Instructions to follow:
Restate the whole of the material. Keep every word, and drop the pictures.
*** Data lines ***
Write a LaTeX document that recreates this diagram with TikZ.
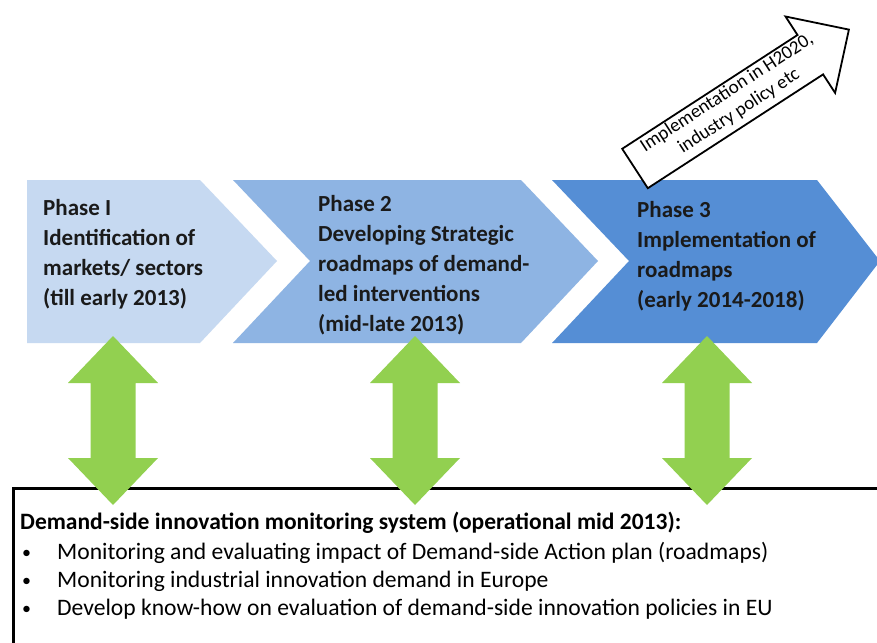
\documentclass[tikz,border=0pt]{standalone}
\usepackage{fontspec}
\setmainfont{Carlito}
\definecolor{chone}{HTML}{C6D9F1}
\definecolor{chtwo}{HTML}{8EB4E3}
\definecolor{chthree}{HTML}{558ED5}
\definecolor{arrowgreen}{HTML}{92D050}
\definecolor{phaseink}{HTML}{1A1A1A}
\begin{document}
\begin{tikzpicture}[x=1pt,y=-1pt,
  phasetext/.style={anchor=base west, inner sep=0pt, align=left,
    font=\fontsize{23}{30}\selectfont\bfseries, text=phaseink},
  bodytext/.style={anchor=base west, inner sep=0pt,
    font=\fontsize{23.6}{29}\selectfont, text=black},
  dblarrow/.pic={
    \fill[arrowgreen] (0,336) -- (45,383) -- (22.5,383) -- (22.5,458) -- (45,458)
      -- (0,505) -- (-45,458) -- (-22.5,458) -- (-22.5,383) -- (-45,383) -- cycle;
  }]
\useasboundingbox (0,0) rectangle (877,642);
\fill[white] (0,0) rectangle (877,642);

% chevrons
\fill[chone] (27,180) -- (200,180) -- (277,261) -- (200,343) -- (27,343) -- cycle;
\fill[chtwo] (233,180) -- (521,180) -- (598,261) -- (521,343) -- (233,343) -- (310,261) -- cycle;
\fill[chthree] (552,180) -- (817,180) -- (880,261) -- (817,343) -- (552,343) -- (629,261) -- cycle;

% phase texts (base anchor = last line's baseline)
\node[phasetext] (p1) at (43,305) {Phase I\\Identification of\\markets/ sectors\\(till early 2013)};
\node[phasetext] (p2) at (318,331) {Phase 2\\Developing Strategic\\roadmaps of demand-\\led interventions\\(mid-late 2013)};
\node[phasetext] (p3) at (637,307) {Phase 3\\Implementation of\\roadmaps\\(early 2014-2018)};

% implementation arrow
\draw[line width=1.8pt, line join=miter, fill=white]
  (622.2,148.8) -- (797.5,35.0) -- (785.5,16.5) -- (848.9,29.6)
  -- (835.1,92.9) -- (823.1,74.4) -- (647.8,188.2) -- cycle;
\node[rotate=33, align=center, inner sep=0pt, font=\fontsize{19}{22}\selectfont] (impl)
  at (733,102) {Implementation in H2020,\\industry policy etc};

% monitoring box
\node[draw, line width=2.5pt, anchor=north west, minimum width=900pt, minimum height=200pt,
  inner sep=0pt] (monitor) at (12,487) {};
\node[bodytext, font=\fontsize{23.5}{29}\selectfont\bfseries] (mhead) at (20,529)
  {Demand-side innovation monitoring system (operational mid 2013):};
\node[bodytext, font=\fontsize{18}{29}\selectfont] (bul1) at (22,558) {•};
\node[bodytext, font=\fontsize{18}{29}\selectfont] (bul2) at (22,586) {•};
\node[bodytext, font=\fontsize{18}{29}\selectfont] (bul3) at (22,614) {•};
\node[bodytext] (item1) at (57,559) {Monitoring and evaluating impact of Demand-side Action plan (roadmaps)};
\node[bodytext] (item2) at (57,587) {Monitoring industrial innovation demand in Europe};
\node[bodytext] (item3) at (57,615) {Develop know-how on evaluation of demand-side innovation policies in EU};

% green double arrows
\pic at (113,0) {dblarrow};
\pic at (415,0) {dblarrow};
\pic at (707,0) {dblarrow};
\end{tikzpicture}
\end{document}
***
Task output:
Write a LaTeX document that recreates this diagram with TikZ.
\documentclass[tikz,border=0pt]{standalone}
\usepackage{fontspec}
\setmainfont{Carlito}
\definecolor{chone}{HTML}{C6D9F1}
\definecolor{chtwo}{HTML}{8EB4E3}
\definecolor{chthree}{HTML}{558ED5}
\definecolor{arrowgreen}{HTML}{92D050}
\definecolor{phaseink}{HTML}{1A1A1A}
\begin{document}
\begin{tikzpicture}[x=1pt,y=-1pt,
  phasetext/.style={anchor=base west, inner sep=0pt, align=left,
    font=\fontsize{23}{30}\selectfont\bfseries, text=phaseink},
  bodytext/.style={anchor=base west, inner sep=0pt,
    font=\fontsize{23.6}{29}\selectfont, text=black},
  dblarrow/.pic={
    \fill[arrowgreen] (0,336) -- (45,383) -- (22.5,383) -- (22.5,458) -- (45,458)
      -- (0,505) -- (-45,458) -- (-22.5,458) -- (-22.5,383) -- (-45,383) -- cycle;
  }]
\useasboundingbox (0,0) rectangle (877,642);
\fill[white] (0,0) rectangle (877,642);

% chevrons
\fill[chone] (27,180) -- (200,180) -- (277,261) -- (200,343) -- (27,343) -- cycle;
\fill[chtwo] (233,180) -- (521,180) -- (598,261) -- (521,343) -- (233,343) -- (310,261) -- cycle;
\fill[chthree] (552,180) -- (817,180) -- (880,261) -- (817,343) -- (552,343) -- (629,261) -- cycle;

% phase texts (base anchor = last line's baseline)
\node[phasetext] (p1) at (43,305) {Phase I\\Identification of\\markets/ sectors\\(till early 2013)};
\node[phasetext] (p2) at (318,331) {Phase 2\\Developing Strategic\\roadmaps of demand-\\led interventions\\(mid-late 2013)};
\node[phasetext] (p3) at (637,307) {Phase 3\\Implementation of\\roadmaps\\(early 2014-2018)};

% implementation arrow
\draw[line width=1.8pt, line join=miter, fill=white]
  (622.2,148.8) -- (797.5,35.0) -- (785.5,16.5) -- (848.9,29.6)
  -- (835.1,92.9) -- (823.1,74.4) -- (647.8,188.2) -- cycle;
\node[rotate=33, align=center, inner sep=0pt, font=\fontsize{19}{22}\selectfont] (impl)
  at (733,102) {Implementation in H2020,\\industry policy etc};

% monitoring box
\node[draw, line width=2.5pt, anchor=north west, minimum width=900pt, minimum height=200pt,
  inner sep=0pt] (monitor) at (12,487) {};
\node[bodytext, font=\fontsize{23.5}{29}\selectfont\bfseries] (mhead) at (20,529)
  {Demand-side innovation monitoring system (operational mid 2013):};
\node[bodytext, font=\fontsize{18}{29}\selectfont] (bul1) at (22,558) {•};
\node[bodytext, font=\fontsize{18}{29}\selectfont] (bul2) at (22,586) {•};
\node[bodytext, font=\fontsize{18}{29}\selectfont] (bul3) at (22,614) {•};
\node[bodytext] (item1) at (57,559) {Monitoring and evaluating impact of Demand-side Action plan (roadmaps)};
\node[bodytext] (item2) at (57,587) {Monitoring industrial innovation demand in Europe};
\node[bodytext] (item3) at (57,615) {Develop know-how on evaluation of demand-side innovation policies in EU};

% green double arrows
\pic at (113,0) {dblarrow};
\pic at (415,0) {dblarrow};
\pic at (707,0) {dblarrow};
\end{tikzpicture}
\end{document}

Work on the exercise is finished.